There is a Peanuts comic from April 16, 1972 where Peppermint Patty asks Charlie Brown what he thinks the secret of living is. Charlie Brown’s answer is “A convertible and a lake.” His reasoning is simple. When it’s sunny you can drive around in the convertible and be happy. When it’s raining you can think “oh well, the rain will fill up my lake.” Peppermint Patty asks Snoopy the same question and, committed sensualist that he is, he kisses her on the nose.
Charlie Brown, a character written to be constantly ground down by the world around him, is not seeking to maximise his happiness, he is seeking to minimise his unhappiness. Given his life, this is an understandable philosophy.
But what of beauty and, in this context, beauty in education? I’ve already introduced the term ‘ugly’ as the opposite of beauty but it’s hard for me to wrap my head around the notion of ‘minimising ugliness’; ugly is such a strong term. It’s also hard to argue that any education, when it covers any aspects to which we would apply that label, is ever totally ugly. Perhaps, in the educational framing, the absence of beauty is plainness. We end up with things that are ordinary, rather than extraordinary. I think that there is more than enough range between beauty and plainness for us to have a discussion on the movement between those states.
Is it enough for us to accept educational thinking that is acceptably plain? Is that a successful strategy? Many valid concerns about learning at scale focus on the innate homogeneity and lack of personalisation inherent in such an approach: plainness is the enemy. Yet there are many traditional and face-to-face approaches where plainness stares us in the face. Banality in education is, when identified, always rejected, yet it so often slips by without identification. We know that there is a hole in our slippers, yet we only seem to notice when that hole directly affects us or someone else points it out.

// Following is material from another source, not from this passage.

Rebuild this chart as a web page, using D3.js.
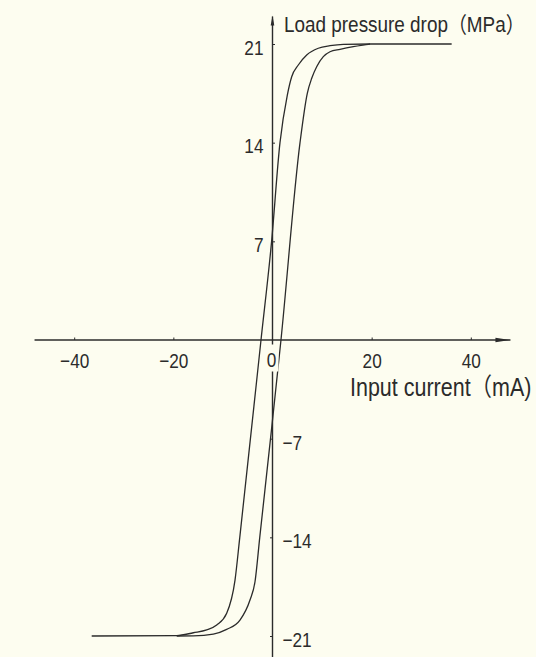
<!DOCTYPE html>
<html>
<head>
<meta charset="utf-8">
<script src="https://cdn.jsdelivr.net/npm/d3@7"></script>
<style>
  html, body { margin: 0; padding: 0; background: #fdfdf0; }
  svg { display: block; }
</style>
</head>
<body>
<svg id="chart" width="536" height="657"></svg>
<script>
// Axis ticks and titles
const xTickValues = [-40, -20, 0, 20, 40];
const yTickPositive = [7, 14, 21];
const yTickNegative = [-7, -14, -21];
const xTitle = "Input current（mA)";
const yTitle = "Load pressure drop（MPa）";
// Axis line extents in data units (lines run past the outer ticks)
const xAxisExtent = [-48, 48];
const yAxisExtent = [-23.5, 22.95];

// Hysteresis loop, branch passing through the upper-left side (current rising)
const risingCurrent = [-36.47, -19.32, -15.97, -13.27, -11.25, -9.24, -7.56, -6.6, -2.32, -0.18, 1.51, 2.99, 3.87, 5.20, 6.90, 9.24, 11.60, 14.28, 19.67, 36.14];
const risingPressure = [-21.0, -20.97, -20.77, -20.57, -20.22, -19.39, -17.03, -14.0, 0, 7.0, 14.0, 17.38, 18.68, 19.51, 20.22, 20.70, 20.88, 20.98, 21.0, 21.0];

// Branch passing through the lower-right side (current falling)
const fallingCurrent = [-19.32, -15.97, -11.94, -9.24, -6.56, -4.54, -3.53, -2.57, -0.4, 1.71, 5.55, 7.02, 7.91, 8.91, 10.25, 11.60, 13.62, 16.30, 19.32, 19.67];
const fallingPressure = [-21.0, -20.99, -20.86, -20.53, -19.87, -18.45, -17.15, -14.0, -7.0, 0, 14.0, 17.50, 18.57, 19.39, 20.10, 20.45, 20.62, 20.81, 20.98, 21.0];

const W = 536, H = 657;
const bg = "#fdfdf0";
const ink = "#2b2b2b";
const fontFamily = "'Liberation Sans', Arial, 'Noto Sans CJK SC', sans-serif";
const squeeze = 0.82;

const svg = d3.select("#chart");
svg.append("rect").attr("width", W).attr("height", H).attr("fill", bg);

const x = d3.scaleLinear().domain([-40, 40]).range([74.2, 470.8]);
const y = d3.scaleLinear().domain([-21, 21]).range([636, 44]);

const x0 = x(0), y0 = y(0);

// Axis lines
svg.append("line")
  .attr("x1", x(xAxisExtent[0])).attr("x2", x(xAxisExtent[1]))
  .attr("y1", y0).attr("y2", y0)
  .attr("stroke", ink).attr("stroke-width", 1.4);
svg.append("line")
  .attr("x1", x0).attr("x2", x0)
  .attr("y1", y(yAxisExtent[0])).attr("y2", y(yAxisExtent[1]))
  .attr("stroke", ink).attr("stroke-width", 1.4);

// Slender arrowheads
const xTip = x(xAxisExtent[1]);
svg.append("path")
  .attr("d", `M${xTip},${y0} L${xTip - 15},${y0 - 2.2} L${xTip - 15},${y0 + 2.2} Z`)
  .attr("fill", ink);
const yTip = y(yAxisExtent[1]);
svg.append("path")
  .attr("d", `M${x0},${yTip - 1} L${x0 - 1.8},${yTip + 9} L${x0 + 1.8},${yTip + 9} Z`)
  .attr("fill", ink);

// Curves
const line = d3.line().x(d => x(d[0])).y(d => y(d[1])).curve(d3.curveMonotoneX);
const rising = d3.zip(risingCurrent, risingPressure);
const falling = d3.zip(fallingCurrent, fallingPressure);
[rising, falling].forEach(pts => {
  svg.append("path").datum(pts)
    .attr("d", line)
    .attr("fill", "none")
    .attr("stroke", ink)
    .attr("stroke-width", 1.3)
    .attr("stroke-linejoin", "round");
});

// X axis ticks (pointing up) and labels below
const xAxis = d3.axisBottom(x).tickValues(xTickValues).tickSize(-2.5).tickSizeOuter(0);
const gx = svg.append("g").attr("transform", `translate(0,${y0})`).call(xAxis);
gx.select(".domain").remove();
gx.selectAll(".tick line").attr("stroke", ink).attr("stroke-width", 1);
gx.selectAll(".tick text")
  .attr("y", null).attr("dy", null)
  .attr("transform", `translate(0,27.7) scale(${squeeze},1)`)
  .attr("fill", ink).attr("font-family", fontFamily).attr("font-size", 21)
  .attr("text-anchor", "middle");

// Knock the vertical axis out behind the "0" label
gx.selectAll(".tick").filter(d => d === 0).each(function () {
  const g = d3.select(this);
  g.select("line").remove();
  g.insert("rect", "text")
    .attr("x", -5.5).attr("y", 4.5).attr("width", 11).attr("height", 27)
    .attr("fill", bg);
  g.select("text").attr("transform", `translate(-1.5,26.7) scale(${squeeze},1)`);
});

// Y axis: positive values labelled on the left, negative on the right
const yAxisPos = d3.axisLeft(y).tickValues(yTickPositive).tickSize(-2.5).tickSizeOuter(0);
const gyp = svg.append("g").attr("transform", `translate(${x0},0)`).call(yAxisPos);
gyp.select(".domain").remove();
gyp.selectAll(".tick line").attr("stroke", ink).attr("stroke-width", 1);
gyp.selectAll(".tick text")
  .attr("x", null).attr("dy", null)
  .attr("transform", `translate(-9,10.3) scale(${squeeze},1)`)
  .attr("fill", ink).attr("font-family", fontFamily).attr("font-size", 21)
  .attr("text-anchor", "end");

const yAxisNeg = d3.axisRight(y).tickValues(yTickNegative).tickSize(-2.5).tickSizeOuter(0);
const gyn = svg.append("g").attr("transform", `translate(${x0},0)`).call(yAxisNeg);
gyn.select(".domain").remove();
gyn.selectAll(".tick line").attr("stroke", ink).attr("stroke-width", 1);
gyn.selectAll(".tick text")
  .attr("x", null).attr("dy", null)
  .attr("transform", `translate(10,10.5) scale(${squeeze},1)`)
  .attr("fill", ink).attr("font-family", fontFamily).attr("font-size", 21)
  .attr("text-anchor", "start");

// Axis titles
svg.append("text")
  .attr("transform", `translate(${x0 + 11.5},32) scale(0.86,1)`)
  .attr("fill", ink).attr("font-family", fontFamily).attr("font-size", 22)
  .text(yTitle);
svg.append("text")
  .attr("transform", `translate(${x0 + 77.5},396) scale(0.86,1)`)
  .attr("fill", ink).attr("font-family", fontFamily).attr("font-size", 25)
  .text(xTitle);
</script>
</body>
</html>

My thesis here is that a framing of beauty should lead us to a strategy of maximising beauty, rather than minimising plainness, as it is only in that pursuit that we model that key stage of falling in love with knowledge that we wish our students to emulate. If we say “meh is ok”, then that is what we will receive in return. We model, they follow as part of their learning. That’s what we’re trying to make happen, isn’t it?
What would Charlie Brown’s self-protective philosophy look like in a positive framing, maximising his joy rather than managing his grief? I’m not sure but I think it would look a lot like a dancing beagle who kisses people on the nose. We may need more than this for a sound foundation to reframe education!